* What to do
Drop the images; return everything else in the listing below exactly.

BEGIN Material

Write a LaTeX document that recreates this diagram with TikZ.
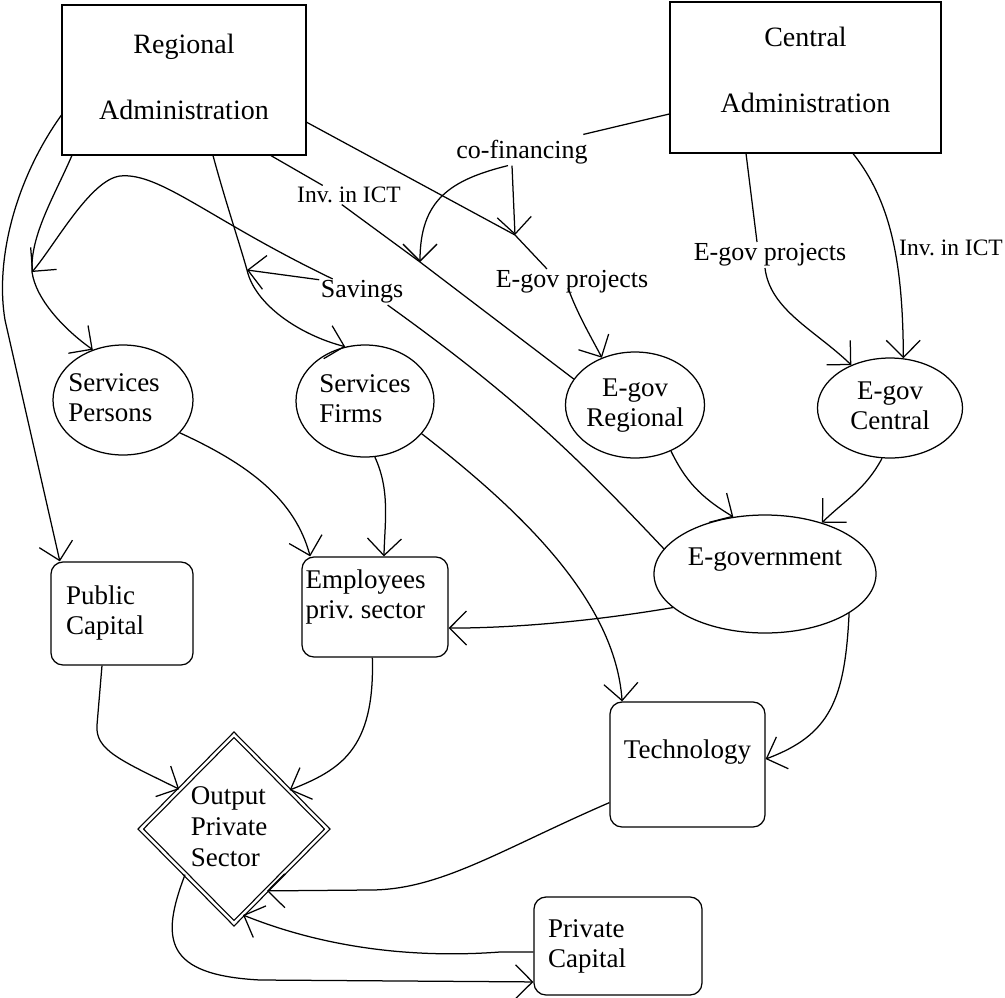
\documentclass[tikz,border=0pt]{standalone}
\usepackage{fontspec}
\setmainfont{Liberation Serif}
\usetikzlibrary{arrows.meta,shapes.geometric,calc}
\frenchspacing
\begin{document}
\begin{tikzpicture}[x=1pt,y=-1pt,line width=1.25pt,
  >={Straight Barb[length=17pt,width=34pt]},
  font=\fontsize{27}{30}\selectfont,
  box/.style={draw,rectangle,inner sep=0pt},
  rbox/.style={draw,rectangle,rounded corners=12pt,inner sep=0pt},
  oval/.style={draw,ellipse,inner sep=0pt},
  lab/.style={inner sep=1pt,font=\fontsize{26}{30}\selectfont},
  smalllab/.style={inner sep=1pt,font=\fontsize{23.5}{28}\selectfont}]
\useasboundingbox (0,0) rectangle (1005,997);
% main boxes
\node[box,minimum width=244pt,minimum height=150pt,font=\fontsize{28}{30}\selectfont] (ra) at (184,80)
  {\begin{tabular}{@{}c@{}}Regional\\[36pt]Administration\end{tabular}};
\node[box,minimum width=271pt,minimum height=151pt,font=\fontsize{28}{30}\selectfont] (ca) at (805.5,77.5)
  {\raisebox{4pt}[\height][\depth]{\begin{tabular}{@{}c@{}}Central\\[36pt]Administration\end{tabular}}};
% ellipses
\node[oval,minimum width=140pt,minimum height=110pt] (sp) at (123,400)
  {\hspace*{-18pt}\begin{tabular}{@{}l@{}}Services\\Persons\end{tabular}};
\node[oval,minimum width=138pt,minimum height=112pt] (sf) at (365,401)
  {\begin{tabular}{@{}l@{}}Services\\Firms\end{tabular}};
\node[oval,minimum width=139pt,minimum height=106pt] (er) at (635,405)
  {\begin{tabular}{@{}c@{}}E-gov\\Regional\end{tabular}};
\node[oval,minimum width=145pt,minimum height=100pt] (ec) at (890,408)
  {\begin{tabular}{@{}c@{}}E-gov\\Central\end{tabular}};
\node[oval,minimum width=222pt,minimum height=118pt] (eg) at (765,574)
  {\raisebox{14pt}[\height][\depth]{E-government}};
% rounded boxes
\node[rbox,minimum width=142pt,minimum height=103pt] (pc) at (122,613.5)
  {\hspace*{-34pt}\begin{tabular}{@{}l@{}}Public\\Capital\end{tabular}};
\node[rbox,minimum width=146pt,minimum height=100pt] (emp) at (375,607)
  {\hspace*{-19pt}\raisebox{10pt}[\height][\depth]{\begin{tabular}{@{}l@{}}Employees\\priv. sector\end{tabular}}};
\node[rbox,minimum width=155pt,minimum height=125pt] (tech) at (687.5,764.5)
  {\raisebox{12pt}[\height][\depth]{Technology}};
\node[rbox,minimum width=168pt,minimum height=98pt] (prc) at (618,946)
  {\hspace*{-62pt}\begin{tabular}{@{}l@{}}Private\\Capital\end{tabular}};
% diamond
\node[draw,diamond,double,double distance=2.5pt,inner sep=0pt,minimum width=187pt,minimum height=189pt,
  font=\fontsize{27}{31}\selectfont] (out) at (234,829)
  {\hspace*{-10pt}\begin{tabular}{@{}l@{}}Output\\Private\\Sector\end{tabular}};
% labels
\node[lab] (cof) at (522,152) {co-financing};
\node[smalllab] (invr) at (349,195) {Inv. in ICT};
\node[lab] (sav) at (362,292) {Savings};
\node[lab] (epr) at (572,282) {E-gov projects};
\node[lab] (epc) at (770,255) {E-gov projects};
\node[smalllab] (invc) at (951,248) {Inv. in ICT};
% junctions
\coordinate (jP) at (32,272);
\coordinate (jF) at (247,270);
\coordinate (jI) at (420,262);
\coordinate (jE) at (515,235);
% connectors
\draw[->] (ra.196) .. controls (15,180) and (-5,260) .. (5,320) -- (pc.140.3);
\draw[->] (ra.214.8) .. controls (55,195) and (30,235) .. (jP) .. controls (36,300) and (65,330) .. (sp.121);
\draw[->] (sav.156) .. controls (210,220) and (160,172) .. (120,176) .. controls (90,180) and (55,245) .. (jP);
\draw[->] (ra.291.1) .. controls (225,200) and (240,245) .. (jF) .. controls (255,305) and (300,335) .. (sf.110.3);
\draw[->] (sav.164) -- (jF);
\draw (ra.319.9) -- (invr.160);
\draw (invr.233) -- (jI) -- (er.157.4);
\draw (ra.341) -- (jE) -- ($(epr.north)+(-25,0)$);
\draw (ca.195.5) -- ($(cof.north east)+(-6,-4)$);
\draw[->] ($(cof.south)+(-14,0)$) .. controls (450,180) and (420,200) .. (jI);
\draw[->] ($(cof.south)+(-10,0)$) -- (jE);
\draw[->] ($(epr.south)+(-4,-7)$) .. controls (578,315) and (590,335) .. (er.125);
\draw (ca.232.7) -- ($(epc.north)+(-13,0)$);
\draw[->] ($(epc.south)+(-5,0)$) .. controls (770,310) and (815,330) .. (ec.132.9);
\draw[->] (ca.302.2) .. controls (890,200) and (903,260) .. (ec.75.7);
\draw[->] (sp.330.8) .. controls (250,465) and (295,500) .. (emp.142.4);
\draw[->] (sf.280) .. controls (390,490) and (385,520) .. (emp.80.9);
\draw[->] (sf.330.7) .. controls (520,510) and (615,600) .. (tech.136.3);
\draw[->] (er.308.2) .. controls (685,480) and (700,497) .. (eg.119.3);
\draw[->] (ec.261.3) .. controls (865,490) and (845,500) .. (eg.42.4);
\draw (eg.166.8) .. controls (580,460) and (520,400) .. (sav.333);
\draw[->] (eg.200.1) .. controls (600,620) and (520,628) .. (emp.344);
\draw[->] (eg.335.9) .. controls (845,700) and (830,735) .. (tech.4.8);
\draw[->] (pc.249.7) -- (97,725) .. controls (95,750) and (120,760) .. (out.144.3);
\draw[->] (emp.267.7) .. controls (375,750) and (340,770) .. (out.35.4);
\draw[->] (tech.206.4) .. controls (500,850) and (440,890) .. (370,890) -- (out.298.4);
\draw[->] (prc.184.1) -- (500,952) .. controls (420,958) and (330,950) .. (out.276);
\draw[->] (out.223.3) .. controls (160,940) and (165,975) .. (260,980) -- (prc.203.8);
\end{tikzpicture}
\end{document}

END Material

* Final answer
Write a LaTeX document that recreates this diagram with TikZ.
\documentclass[tikz,border=0pt]{standalone}
\usepackage{fontspec}
\setmainfont{Liberation Serif}
\usetikzlibrary{arrows.meta,shapes.geometric,calc}
\frenchspacing
\begin{document}
\begin{tikzpicture}[x=1pt,y=-1pt,line width=1.25pt,
  >={Straight Barb[length=17pt,width=34pt]},
  font=\fontsize{27}{30}\selectfont,
  box/.style={draw,rectangle,inner sep=0pt},
  rbox/.style={draw,rectangle,rounded corners=12pt,inner sep=0pt},
  oval/.style={draw,ellipse,inner sep=0pt},
  lab/.style={inner sep=1pt,font=\fontsize{26}{30}\selectfont},
  smalllab/.style={inner sep=1pt,font=\fontsize{23.5}{28}\selectfont}]
\useasboundingbox (0,0) rectangle (1005,997);
% main boxes
\node[box,minimum width=244pt,minimum height=150pt,font=\fontsize{28}{30}\selectfont] (ra) at (184,80)
  {\begin{tabular}{@{}c@{}}Regional\\[36pt]Administration\end{tabular}};
\node[box,minimum width=271pt,minimum height=151pt,font=\fontsize{28}{30}\selectfont] (ca) at (805.5,77.5)
  {\raisebox{4pt}[\height][\depth]{\begin{tabular}{@{}c@{}}Central\\[36pt]Administration\end{tabular}}};
% ellipses
\node[oval,minimum width=140pt,minimum height=110pt] (sp) at (123,400)
  {\hspace*{-18pt}\begin{tabular}{@{}l@{}}Services\\Persons\end{tabular}};
\node[oval,minimum width=138pt,minimum height=112pt] (sf) at (365,401)
  {\begin{tabular}{@{}l@{}}Services\\Firms\end{tabular}};
\node[oval,minimum width=139pt,minimum height=106pt] (er) at (635,405)
  {\begin{tabular}{@{}c@{}}E-gov\\Regional\end{tabular}};
\node[oval,minimum width=145pt,minimum height=100pt] (ec) at (890,408)
  {\begin{tabular}{@{}c@{}}E-gov\\Central\end{tabular}};
\node[oval,minimum width=222pt,minimum height=118pt] (eg) at (765,574)
  {\raisebox{14pt}[\height][\depth]{E-government}};
% rounded boxes
\node[rbox,minimum width=142pt,minimum height=103pt] (pc) at (122,613.5)
  {\hspace*{-34pt}\begin{tabular}{@{}l@{}}Public\\Capital\end{tabular}};
\node[rbox,minimum width=146pt,minimum height=100pt] (emp) at (375,607)
  {\hspace*{-19pt}\raisebox{10pt}[\height][\depth]{\begin{tabular}{@{}l@{}}Employees\\priv. sector\end{tabular}}};
\node[rbox,minimum width=155pt,minimum height=125pt] (tech) at (687.5,764.5)
  {\raisebox{12pt}[\height][\depth]{Technology}};
\node[rbox,minimum width=168pt,minimum height=98pt] (prc) at (618,946)
  {\hspace*{-62pt}\begin{tabular}{@{}l@{}}Private\\Capital\end{tabular}};
% diamond
\node[draw,diamond,double,double distance=2.5pt,inner sep=0pt,minimum width=187pt,minimum height=189pt,
  font=\fontsize{27}{31}\selectfont] (out) at (234,829)
  {\hspace*{-10pt}\begin{tabular}{@{}l@{}}Output\\Private\\Sector\end{tabular}};
% labels
\node[lab] (cof) at (522,152) {co-financing};
\node[smalllab] (invr) at (349,195) {Inv. in ICT};
\node[lab] (sav) at (362,292) {Savings};
\node[lab] (epr) at (572,282) {E-gov projects};
\node[lab] (epc) at (770,255) {E-gov projects};
\node[smalllab] (invc) at (951,248) {Inv. in ICT};
% junctions
\coordinate (jP) at (32,272);
\coordinate (jF) at (247,270);
\coordinate (jI) at (420,262);
\coordinate (jE) at (515,235);
% connectors
\draw[->] (ra.196) .. controls (15,180) and (-5,260) .. (5,320) -- (pc.140.3);
\draw[->] (ra.214.8) .. controls (55,195) and (30,235) .. (jP) .. controls (36,300) and (65,330) .. (sp.121);
\draw[->] (sav.156) .. controls (210,220) and (160,172) .. (120,176) .. controls (90,180) and (55,245) .. (jP);
\draw[->] (ra.291.1) .. controls (225,200) and (240,245) .. (jF) .. controls (255,305) and (300,335) .. (sf.110.3);
\draw[->] (sav.164) -- (jF);
\draw (ra.319.9) -- (invr.160);
\draw (invr.233) -- (jI) -- (er.157.4);
\draw (ra.341) -- (jE) -- ($(epr.north)+(-25,0)$);
\draw (ca.195.5) -- ($(cof.north east)+(-6,-4)$);
\draw[->] ($(cof.south)+(-14,0)$) .. controls (450,180) and (420,200) .. (jI);
\draw[->] ($(cof.south)+(-10,0)$) -- (jE);
\draw[->] ($(epr.south)+(-4,-7)$) .. controls (578,315) and (590,335) .. (er.125);
\draw (ca.232.7) -- ($(epc.north)+(-13,0)$);
\draw[->] ($(epc.south)+(-5,0)$) .. controls (770,310) and (815,330) .. (ec.132.9);
\draw[->] (ca.302.2) .. controls (890,200) and (903,260) .. (ec.75.7);
\draw[->] (sp.330.8) .. controls (250,465) and (295,500) .. (emp.142.4);
\draw[->] (sf.280) .. controls (390,490) and (385,520) .. (emp.80.9);
\draw[->] (sf.330.7) .. controls (520,510) and (615,600) .. (tech.136.3);
\draw[->] (er.308.2) .. controls (685,480) and (700,497) .. (eg.119.3);
\draw[->] (ec.261.3) .. controls (865,490) and (845,500) .. (eg.42.4);
\draw (eg.166.8) .. controls (580,460) and (520,400) .. (sav.333);
\draw[->] (eg.200.1) .. controls (600,620) and (520,628) .. (emp.344);
\draw[->] (eg.335.9) .. controls (845,700) and (830,735) .. (tech.4.8);
\draw[->] (pc.249.7) -- (97,725) .. controls (95,750) and (120,760) .. (out.144.3);
\draw[->] (emp.267.7) .. controls (375,750) and (340,770) .. (out.35.4);
\draw[->] (tech.206.4) .. controls (500,850) and (440,890) .. (370,890) -- (out.298.4);
\draw[->] (prc.184.1) -- (500,952) .. controls (420,958) and (330,950) .. (out.276);
\draw[->] (out.223.3) .. controls (160,940) and (165,975) .. (260,980) -- (prc.203.8);
\end{tikzpicture}
\end{document}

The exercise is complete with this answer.